Repeated entries note speculation that Pakistan abetted the raid with at least a wink-and-nod acceptance, but the commission found no evidence for that claim. On page 292, the report notes that Pakistan's air defense radars, which might have picked up the Navy SEAL team helicopters, were in "rest" mode because it was "not economical" to have them on constantly.

But among the most interesting nuggets in the report are the descriptions, based on interviews with bin Laden relatives living with him at the compound, of his life in hiding.

Bin Laden was "not fond of possessions" and moved into the house with just three summer outfits and three winter outfits. He also had a black jacket and two sweaters, the report said. Why didn't bin Laden have tougher protection? He "trusted in Allah for his protection" and had just two bodyguards.
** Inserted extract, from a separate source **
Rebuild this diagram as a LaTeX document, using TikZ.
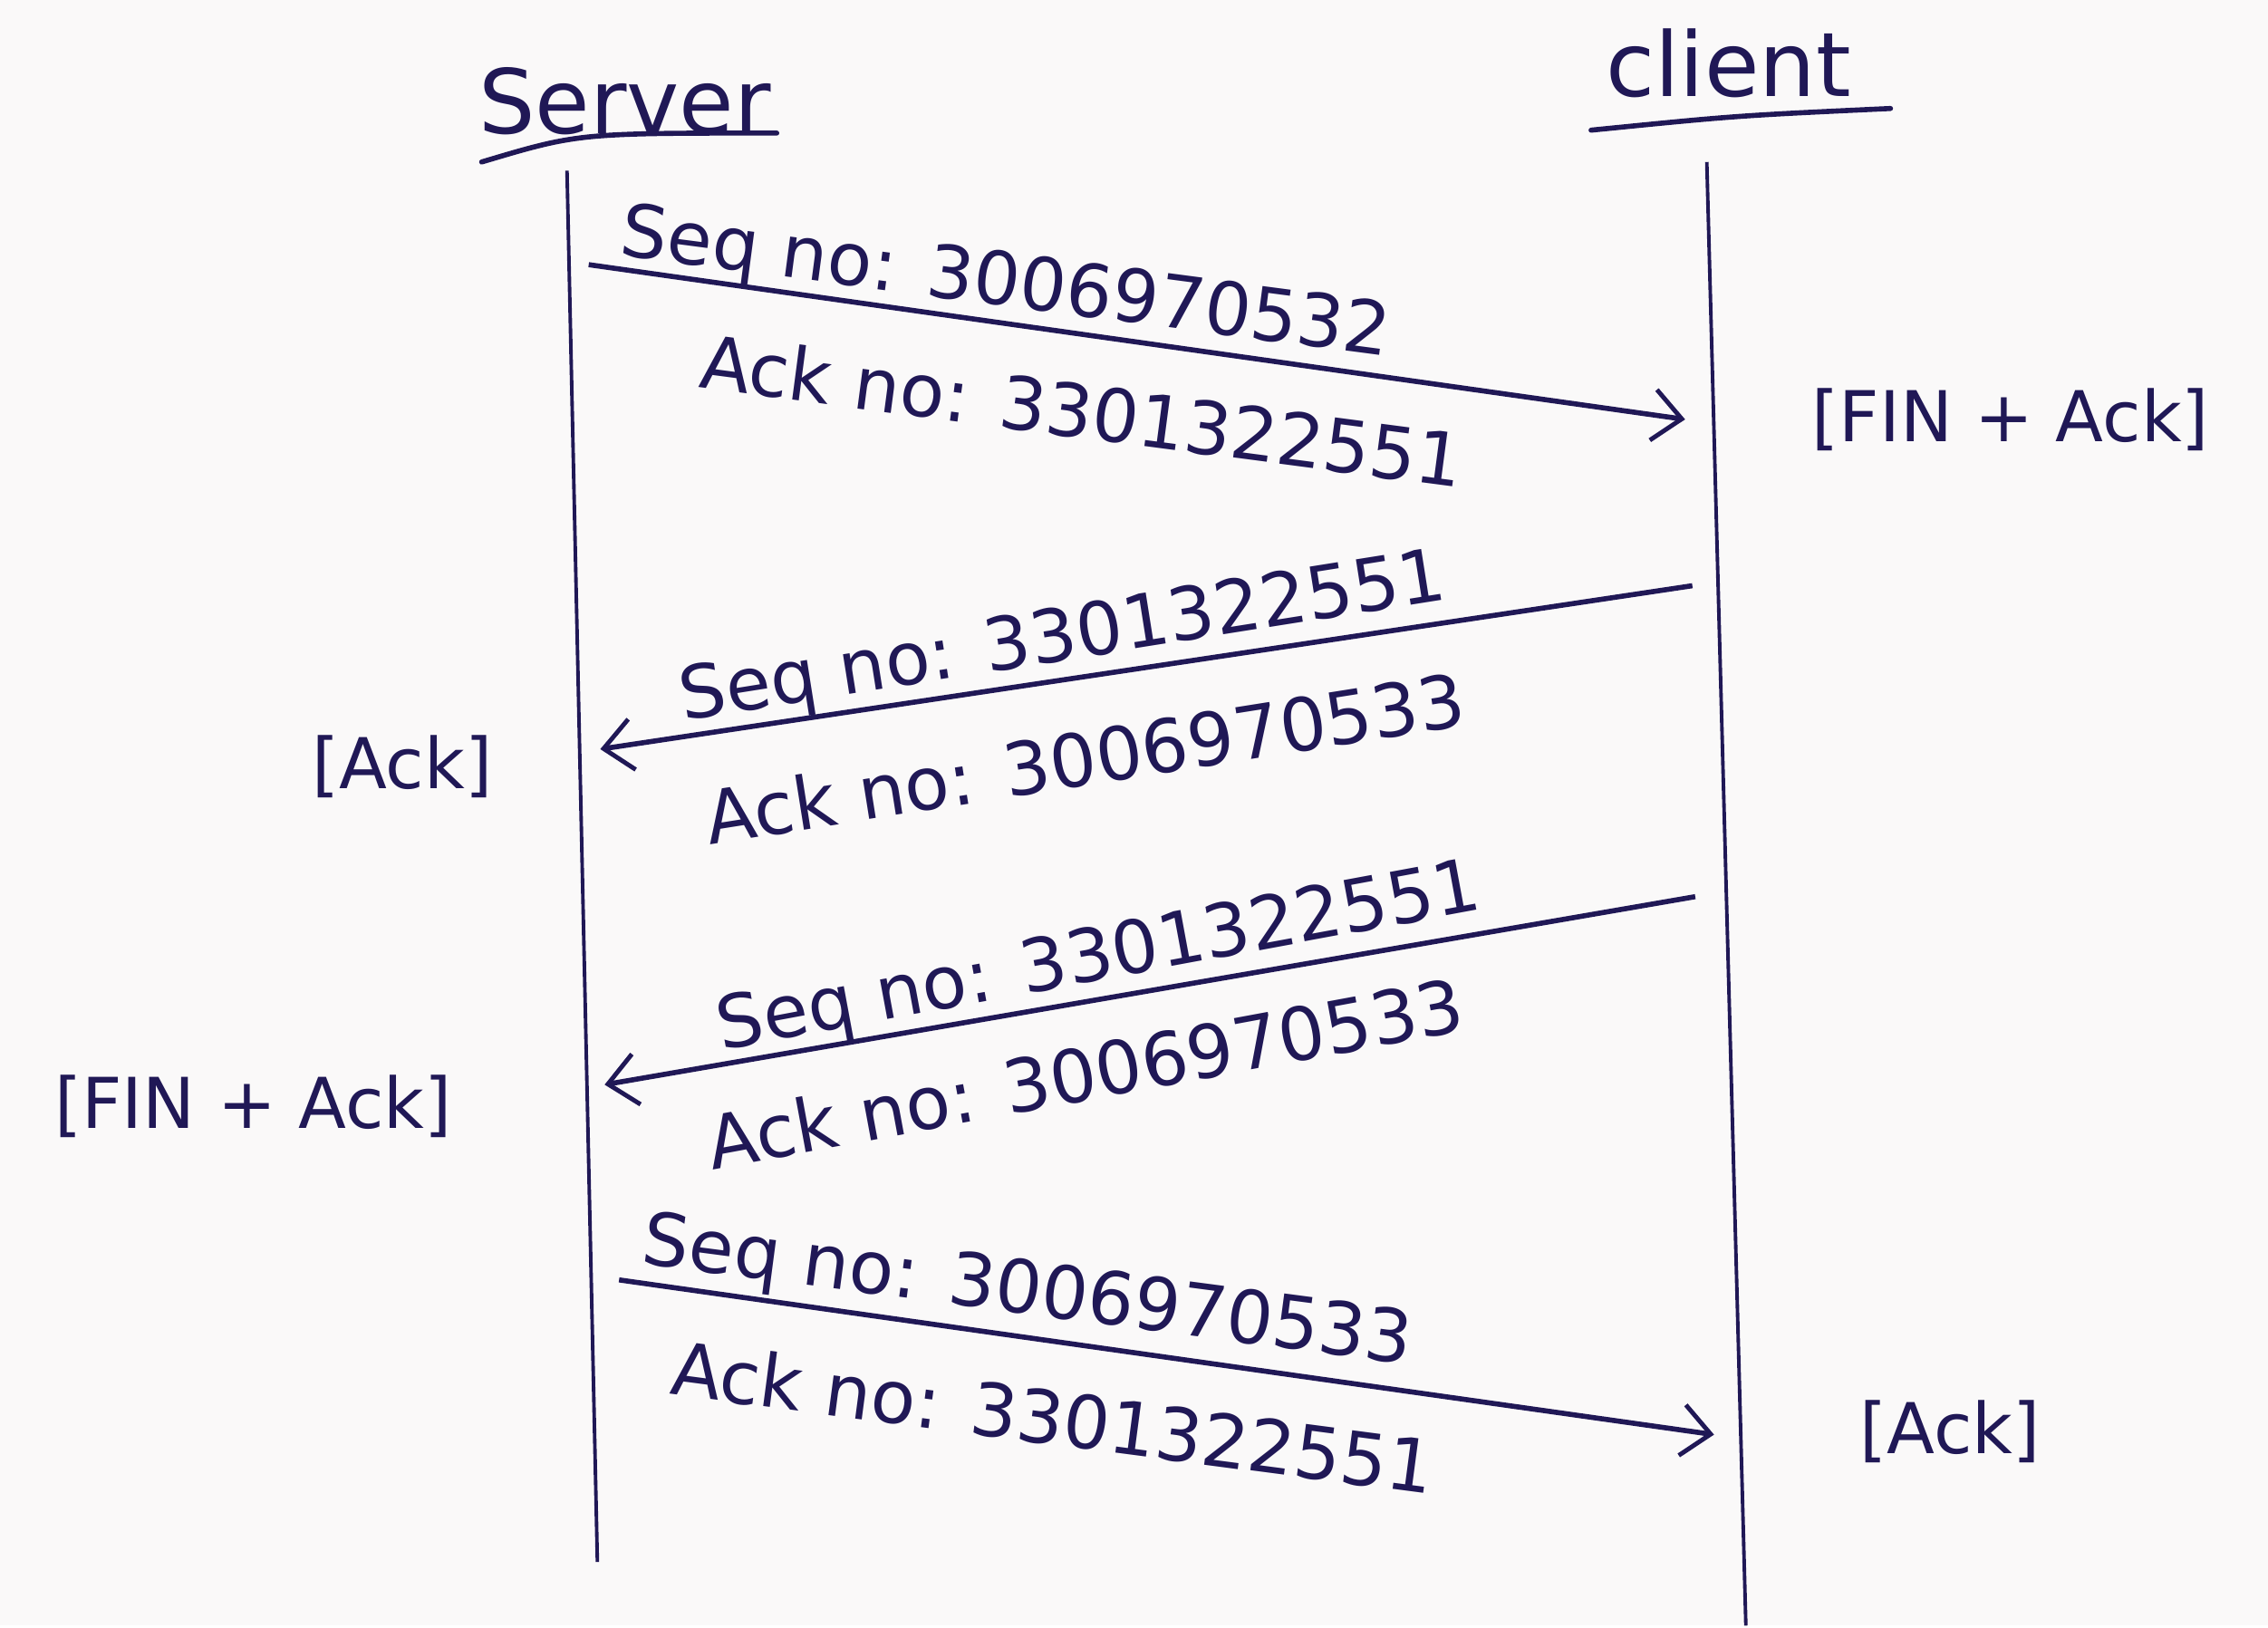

Still, "when OBL moved about the Compound he wore a cowboy hat to avoid detection from above," the report said on page 41. When he felt unwell, he relied on "traditional Arab medicine." But whenever bin Laden "felt sluggish he would take some chocolate with an apple.”

He "did not discuss political matters with his wives." But Bin Laden "personally saw to the religious education of his grandchildren and supervised their play time, which included cultivating vegetable plots with simple prizes for best performances."

The witnesses said that the Americans made off with a hard disc that belonged to bin Ladenbut also with what the report calls 20 gold “biscuits” and two gold lockets with emeralds (page 40).

“They also took a purse that contained the will of Osama bin Laden,” the report says.

One of bin Laden's wives “had previously read the will but did not wish to divulge the details. She said it was not political and pertained only to personal and family related matters. Other reports suggested that the will said his children should not seek the leadership of Al-Qaida.”